Glycine-derived nitrogen-doped ordered mesoporous carbons with a bimodal mesopore size distribution for supercapacitors and oxygen reduction

Abstract

Nitrogen-doped carbon materials are promising for electrochemical energy storage and conversion. Dopant control and pore engineering play important roles in improving their performance. We have synthesized nitrogen-doped ordered mesoporous carbons (N-OMCs) with a bimodal mesopore size distribution using a solvent-free nanocasting method. The simplest amino acid (glycine, Gly) was used as the only carbon precursor and ordered mesoporous silica SBA-15 as the hard template. The confined pyrolysis of Gly in SBA-15 leads to efficient carbonization, nitrogen doping and an interesting structure. The N-OMCs have high surface areas (923–1374 m2·g−1), large pore volumes (1.32–2.21 cm3·g−1), a bimodal distribution of mesopore sizes (4.8 and 6.2–20 nm) and high nitrogen contents (3.66%–12.23%).
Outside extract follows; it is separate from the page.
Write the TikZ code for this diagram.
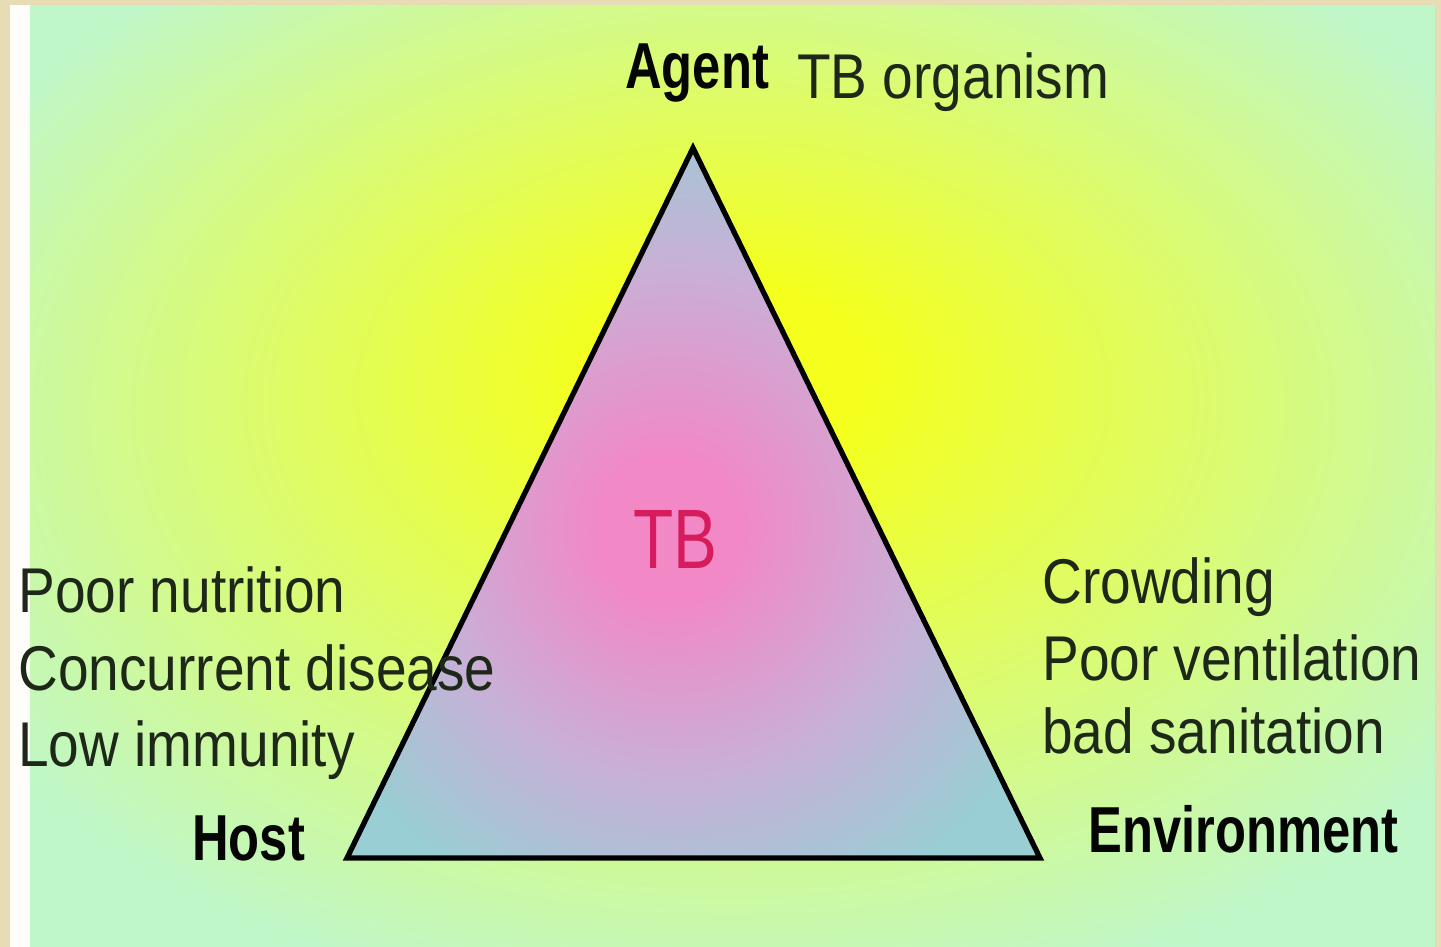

The effects of the Gly/SBA-15 mass ratio (1–3) and carbonization temperature (700–1000 °C) on the physicochemical properties of the N-OMCs were studied. When used as electrode materials the N-OMCs have a high performance in supercapacitors. A typical sample has a large specific capacitance of 298 F·g−1, a good rate capability (70% retention at 30 A·g−1) and high stability. The different capacitances and rate capabilities of the N-OMCs are discussed by correlating them with their physicochemical properties. A balance of surface area, degree of graphitization, nitrogen doping, and an open mesoporous structure is essential to achieve the best performance. The N-OMCs also have a good performance in the electrocatalytic oxygen reduction reaction. A typical sample has a high onset of 0.92 V, a high half-wave potential of 0.83 V and a large limiting current density of 5.06 mA·cm−2.